START Source material

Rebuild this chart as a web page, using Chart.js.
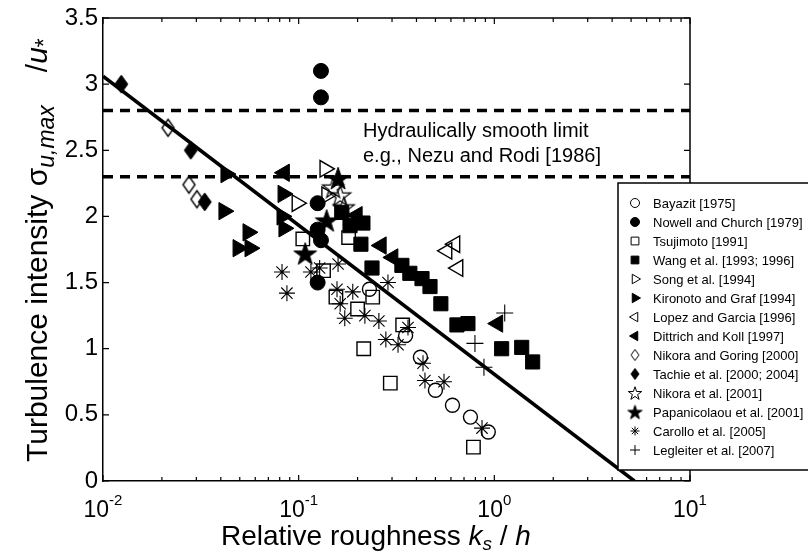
<!DOCTYPE html>
<html>
<head>
<meta charset="utf-8">
<script src="https://cdn.jsdelivr.net/npm/chart.js"></script>
<style>
  body { margin: 0; background: #fff; }
  canvas { display: block; }
</style>
</head>
<body>
<canvas id="chart" width="808" height="552"></canvas>
<script>
const FONT = "'Liberation Sans', Arial, Helvetica, sans-serif";

// axis ticks
const xDecades = [0.01, 0.1, 1, 10];
const xExponents = ["-2", "-1", "0", "1"];
const yTicks = [0, 0.5, 1, 1.5, 2, 2.5, 3, 3.5];
const yTickLabels = ["0", "0.5", "1", "1.5", "2", "2.5", "3", "3.5"];

// data, [k_s/h, sigma_u,max/u*]
const bayazit = [[0.23, 1.45], [0.352, 1.10], [0.419, 0.935], [0.50, 0.686], [0.611, 0.573], [0.755, 0.483], [0.931, 0.37]];
const nowell = [[0.13, 3.10], [0.13, 2.90], [0.125, 2.10], [0.125, 1.90], [0.13, 1.82], [0.125, 1.50]];
const tsujimoto = [[0.105, 1.83], [0.18, 1.84], [0.134, 1.59], [0.155, 1.39], [0.20, 1.30], [0.239, 1.39], [0.34, 1.18], [0.215, 1.00], [0.294, 0.74], [0.782, 0.256]];
const wang = [[0.166, 2.03], [0.183, 1.93], [0.213, 1.95], [0.208, 1.79], [0.237, 1.61], [0.337, 1.63], [0.370, 1.57], [0.427, 1.53], [0.469, 1.47], [0.533, 1.34], [0.644, 1.18], [0.733, 1.19], [1.09, 1.00], [1.38, 1.01], [1.57, 0.90]];
const song = [[0.136, 2.36], [0.098, 2.10], [0.139, 2.16]];
const kironoto = [[0.0425, 2.32], [0.0415, 2.04], [0.0551, 1.88], [0.049, 1.76], [0.0564, 1.76], [0.0832, 2.17], [0.0822, 2.00], [0.0841, 1.91]];
const lopez = [[0.573, 1.74], [0.629, 1.79], [0.652, 1.61]];
const dittrich = [[0.0845, 2.33], [0.199, 2.01], [0.264, 1.78], [0.303, 1.69], [1.04, 1.19]];
const nikoraGoring = [[0.0215, 2.67], [0.0275, 2.24], [0.0302, 2.13]];
const tachie = [[0.0124, 3.0], [0.0281, 2.5], [0.0331, 2.11]];
const nikora2001 = [[0.150, 2.22], [0.163, 2.16], [0.170, 2.07]];
const papanicolaou = [[0.159, 2.29], [0.108, 1.72], [0.139, 1.97]];
const carollo = [[0.0822, 1.58], [0.0871, 1.42], [0.1155, 1.58], [0.128, 1.61], [0.159, 1.64], [0.157, 1.45], [0.189, 1.43], [0.163, 1.34], [0.172, 1.23], [0.218, 1.25], [0.257, 1.21], [0.286, 1.50], [0.279, 1.07], [0.322, 1.03], [0.362, 1.16], [0.432, 0.89], [0.442, 0.76], [0.553, 0.75], [0.865, 0.40]];
const legleiter = [[1.13, 1.27], [0.796, 1.04], [0.885, 0.86]];

const fitLine = [[0.01, 3.06], [5.2, 0]];
const smoothUpper = [[0.01, 2.8], [10, 2.8]];
const smoothLower = [[0.01, 2.3], [10, 2.3]];

const seriesNames = [
  "Bayazit [1975]", "Nowell and Church [1979]", "Tsujimoto [1991]", "Wang et al. [1993; 1996]",
  "Song et al. [1994]", "Kironoto and Graf [1994]", "Lopez and Garcia [1996]", "Dittrich and Koll [1997]",
  "Nikora and Goring [2000]", "Tachie et al. [2000; 2004]", "Nikora et al. [2001]", "Papanicolaou et al. [2001]",
  "Carollo et al. [2005]", "Legleiter et al. [2007]"
];
const seriesData = [bayazit, nowell, tsujimoto, wang, song, kironoto, lopez, dittrich,
  nikoraGoring, tachie, nikora2001, papanicolaou, carollo, legleiter];

function makeStar(outer, filled, lw) {
  const size = Math.ceil(outer * 2 + lw * 2 + 2);
  const c = document.createElement("canvas");
  c.width = size; c.height = size;
  const g = c.getContext("2d");
  const cx = size / 2, cy = size / 2 + outer * 0.1;
  g.beginPath();
  for (let i = 0; i < 10; i++) {
    const r = i % 2 === 0 ? outer : outer * 0.39;
    const a = -Math.PI / 2 + i * Math.PI / 5;
    if (i === 0) g.moveTo(cx + r * Math.cos(a), cy + r * Math.sin(a));
    else g.lineTo(cx + r * Math.cos(a), cy + r * Math.sin(a));
  }
  g.closePath();
  g.lineWidth = lw; g.strokeStyle = "#000";
  if (filled) { g.fillStyle = "#000"; g.fill(); }
  g.stroke();
  return c;
}

function makeDiamond(w, h, filled, lw) {
  const c = document.createElement("canvas");
  c.width = Math.ceil(w + lw * 2 + 2); c.height = Math.ceil(h + lw * 2 + 2);
  const g = c.getContext("2d");
  const cx = c.width / 2, cy = c.height / 2;
  g.beginPath();
  g.moveTo(cx, cy - h / 2); g.lineTo(cx + w / 2, cy); g.lineTo(cx, cy + h / 2); g.lineTo(cx - w / 2, cy);
  g.closePath();
  g.lineWidth = lw; g.strokeStyle = "#000";
  if (filled) { g.fillStyle = "#000"; g.fill(); }
  g.stroke();
  return c;
}

// marker look on the plot and in the legend
const markers = [
  { style: "circle", r: 7, fill: false, lw: 1.4, lr: 4.5 },
  { style: "circle", r: 7.5, fill: true, lw: 1, lr: 4.5 },
  { style: "rect", r: 9.5, fill: false, lw: 1.4, lr: 5.5 },
  { style: "rect", r: 10, fill: true, lw: 1, lr: 5.5 },
  { style: "triangle", r: 9.5, rot: 90, fill: false, lw: 1.4, lr: 5.5 },
  { style: "triangle", r: 10, rot: 90, fill: true, lw: 1, lr: 5.5 },
  { style: "triangle", r: 9.5, rot: -90, fill: false, lw: 1.4, lr: 5.5 },
  { style: "triangle", r: 10, rot: -90, fill: true, lw: 1, lr: 5.5 },
  { style: makeDiamond(12, 17, false, 1.4), r: 8, legend: makeDiamond(8, 11, false, 1) },
  { style: makeDiamond(13, 18, true, 1), r: 8, legend: makeDiamond(8, 11, true, 1) },
  { style: makeStar(11, false, 1.2), r: 9, legend: makeStar(7, false, 1) },
  { style: makeStar(12, true, 1), r: 10, legend: makeStar(7.5, true, 1) },
  { style: "star", r: 8, fill: false, lw: 1.1, lr: 4.5 },
  { style: "cross", r: 8.5, fill: false, lw: 1.1, lr: 5 }
];

const toPts = arr => arr.map(p => ({ x: p[0], y: p[1] }));

const datasets = seriesNames.map((name, i) => {
  const m = markers[i];
  return {
    label: name,
    data: toPts(seriesData[i]),
    showLine: false,
    pointStyle: m.style,
    pointRadius: m.r,
    pointRotation: m.rot || 0,
    pointBackgroundColor: m.fill ? "#000" : "rgba(0,0,0,0)",
    pointBorderColor: "#000",
    pointBorderWidth: m.lw || 1,
    order: 1
  };
});

const lineSet = (pts, dash) => ({
  data: toPts(pts),
  showLine: true,
  borderColor: "#000",
  borderWidth: 3.5,
  borderDash: dash,
  pointRadius: 0,
  fill: false,
  order: 0
});
datasets.push(lineSet(fitLine, []));
datasets.push(lineSet(smoothUpper, [10, 7]));
datasets.push(lineSet(smoothLower, [10, 7]));

function drawMarker(ctx, m, x, y) {
  ctx.save();
  ctx.strokeStyle = "#000";
  ctx.fillStyle = m.fill ? "#000" : "rgba(0,0,0,0)";
  ctx.lineWidth = 1;
  const style = m.legend || m.style;
  if (typeof style !== "string") {
    ctx.drawImage(style, x - style.width / 2, y - style.height / 2);
  } else if (Chart.helpers && Chart.helpers.drawPoint) {
    Chart.helpers.drawPoint(ctx, { pointStyle: style, rotation: m.rot || 0, radius: m.lr, borderWidth: 1 }, x, y);
  }
  ctx.restore();
}

const decorations = {
  id: "decorations",
  afterDatasetsDraw(chart) {
    const ctx = chart.ctx;
    const a = chart.chartArea;
    const xs = chart.scales.x, ys = chart.scales.y;
    ctx.save();
    ctx.strokeStyle = "#000";
    ctx.fillStyle = "#000";
    ctx.lineWidth = 1.5;

    // top and right sides of the box
    ctx.beginPath();
    ctx.moveTo(a.left, a.top); ctx.lineTo(a.right, a.top); ctx.lineTo(a.right, a.bottom);
    ctx.stroke();

    // inward ticks
    ctx.lineWidth = 1.2;
    ctx.beginPath();
    yTicks.forEach(v => {
      const py = ys.getPixelForValue(v);
      ctx.moveTo(a.left, py); ctx.lineTo(a.left + 6, py);
      ctx.moveTo(a.right, py); ctx.lineTo(a.right - 6, py);
    });
    xDecades.forEach((d, i) => {
      const steps = i < xDecades.length - 1 ? [1, 2, 3, 4, 5, 6, 7, 8, 9] : [1];
      steps.forEach(k => {
        const px = xs.getPixelForValue(d * k);
        const len = k === 1 ? 6 : 4;
        ctx.moveTo(px, a.bottom); ctx.lineTo(px, a.bottom - len);
        ctx.moveTo(px, a.top); ctx.lineTo(px, a.top + len);
      });
    });
    ctx.stroke();

    // y tick labels
    ctx.font = "24px " + FONT;
    ctx.textAlign = "right";
    ctx.textBaseline = "middle";
    yTicks.forEach((v, i) => ctx.fillText(yTickLabels[i], a.left - 5, ys.getPixelForValue(v)));

    // x tick labels 10^n
    ctx.textBaseline = "alphabetic";
    ctx.textAlign = "left";
    xDecades.forEach((d, i) => {
      ctx.font = "23px " + FONT;
      const wBase = ctx.measureText("10").width;
      ctx.font = "15px " + FONT;
      const wExp = ctx.measureText(xExponents[i]).width;
      const left = xs.getPixelForValue(d) - (wBase + wExp) / 2;
      ctx.font = "23px " + FONT;
      ctx.fillText("10", left, 517);
      ctx.font = "15px " + FONT;
      ctx.fillText(xExponents[i], left + wBase, 505);
    });

    // x axis title
    let cx = 221;
    const piece = (t, f, dy) => { ctx.font = f; ctx.fillText(t, cx, 545 + dy); cx += ctx.measureText(t).width; };
    piece("Relative roughness ", "28px " + FONT, 0);
    piece("k", "italic 28px " + FONT, 0);
    piece("s", "italic 19px " + FONT, 5);
    piece(" / ", "28px " + FONT, 0);
    piece("h", "italic 28px " + FONT, 0);

    // y axis title
    ctx.save();
    ctx.translate(47, 462);
    ctx.rotate(-Math.PI / 2);
    cx = 0;
    const piece2 = (t, f, dy) => { ctx.font = f; ctx.fillText(t, cx, dy); cx += ctx.measureText(t).width; };
    piece2("Turbulence intensity \u03c3", "30px " + FONT, 0);
    piece2("u,max", "italic 23px " + FONT, 7);
    cx += 33;
    piece2("/", "30px " + FONT, 0);
    piece2("u", "italic 30px " + FONT, 0);
    piece2("*", "23px " + FONT, 5);
    ctx.restore();

    // annotation
    ctx.font = "20px " + FONT;
    ctx.fillText("Hydraulically smooth limit", 363, 137);
    ctx.fillText("e.g., Nezu and Rodi [1986]", 363, 162);

    // legend
    const lx = 618, ly = 183, lh = 287;
    ctx.fillStyle = "#fff";
    ctx.fillRect(lx, ly, 220, lh);
    ctx.strokeStyle = "#000";
    ctx.lineWidth = 1.5;
    ctx.strokeRect(lx, ly, 220, lh);
    ctx.font = "13px " + FONT;
    ctx.textBaseline = "middle";
    seriesNames.forEach((name, i) => {
      const y = 203 + i * 19;
      drawMarker(ctx, markers[i], 635, y);
      ctx.fillStyle = "#000";
      ctx.fillText(name, 653, y + 1);
    });
    ctx.restore();
  }
};

new Chart(document.getElementById("chart"), {
  type: "scatter",
  data: { datasets },
  options: {
    responsive: false,
    animation: false,
    devicePixelRatio: 1,
    layout: { padding: { left: 103, right: 118, top: 18, bottom: 71 } },
    plugins: { legend: { display: false }, tooltip: { enabled: false } },
    scales: {
      x: {
        type: "logarithmic", min: 0.01, max: 10,
        grid: { display: false, drawTicks: false },
        ticks: { display: false },
        border: { display: true, color: "#000", width: 1.5 }
      },
      y: {
        min: 0, max: 3.5,
        grid: { display: false, drawTicks: false },
        ticks: { display: false },
        border: { display: true, color: "#000", width: 1.5 }
      }
    }
  },
  plugins: [decorations]
});
</script>
</body>
</html>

END Source material

Short problem:
Starting at the first line of the material, output exactly the lines up to and including the one with "const legleiter = [[1.13, 1.27], [0.796, 1.04], [0.885, 0.86]];". Do not include the pictures.

Written response:
Rebuild this chart as a web page, using Chart.js.
<!DOCTYPE html>
<html>
<head>
<meta charset="utf-8">
<script src="https://cdn.jsdelivr.net/npm/chart.js"></script>
<style>
  body { margin: 0; background: #fff; }
  canvas { display: block; }
</style>
</head>
<body>
<canvas id="chart" width="808" height="552"></canvas>
<script>
const FONT = "'Liberation Sans', Arial, Helvetica, sans-serif";

// axis ticks
const xDecades = [0.01, 0.1, 1, 10];
const xExponents = ["-2", "-1", "0", "1"];
const yTicks = [0, 0.5, 1, 1.5, 2, 2.5, 3, 3.5];
const yTickLabels = ["0", "0.5", "1", "1.5", "2", "2.5", "3", "3.5"];

// data, [k_s/h, sigma_u,max/u*]
const bayazit = [[0.23, 1.45], [0.352, 1.10], [0.419, 0.935], [0.50, 0.686], [0.611, 0.573], [0.755, 0.483], [0.931, 0.37]];
const nowell = [[0.13, 3.10], [0.13, 2.90], [0.125, 2.10], [0.125, 1.90], [0.13, 1.82], [0.125, 1.50]];
const tsujimoto = [[0.105, 1.83], [0.18, 1.84], [0.134, 1.59], [0.155, 1.39], [0.20, 1.30], [0.239, 1.39], [0.34, 1.18], [0.215, 1.00], [0.294, 0.74], [0.782, 0.256]];
const wang = [[0.166, 2.03], [0.183, 1.93], [0.213, 1.95], [0.208, 1.79], [0.237, 1.61], [0.337, 1.63], [0.370, 1.57], [0.427, 1.53], [0.469, 1.47], [0.533, 1.34], [0.644, 1.18], [0.733, 1.19], [1.09, 1.00], [1.38, 1.01], [1.57, 0.90]];
const song = [[0.136, 2.36], [0.098, 2.10], [0.139, 2.16]];
const kironoto = [[0.0425, 2.32], [0.0415, 2.04], [0.0551, 1.88], [0.049, 1.76], [0.0564, 1.76], [0.0832, 2.17], [0.0822, 2.00], [0.0841, 1.91]];
const lopez = [[0.573, 1.74], [0.629, 1.79], [0.652, 1.61]];
const dittrich = [[0.0845, 2.33], [0.199, 2.01], [0.264, 1.78], [0.303, 1.69], [1.04, 1.19]];
const nikoraGoring = [[0.0215, 2.67], [0.0275, 2.24], [0.0302, 2.13]];
const tachie = [[0.0124, 3.0], [0.0281, 2.5], [0.0331, 2.11]];
const nikora2001 = [[0.150, 2.22], [0.163, 2.16], [0.170, 2.07]];
const papanicolaou = [[0.159, 2.29], [0.108, 1.72], [0.139, 1.97]];
const carollo = [[0.0822, 1.58], [0.0871, 1.42], [0.1155, 1.58], [0.128, 1.61], [0.159, 1.64], [0.157, 1.45], [0.189, 1.43], [0.163, 1.34], [0.172, 1.23], [0.218, 1.25], [0.257, 1.21], [0.286, 1.50], [0.279, 1.07], [0.322, 1.03], [0.362, 1.16], [0.432, 0.89], [0.442, 0.76], [0.553, 0.75], [0.865, 0.40]];
const legleiter = [[1.13, 1.27], [0.796, 1.04], [0.885, 0.86]];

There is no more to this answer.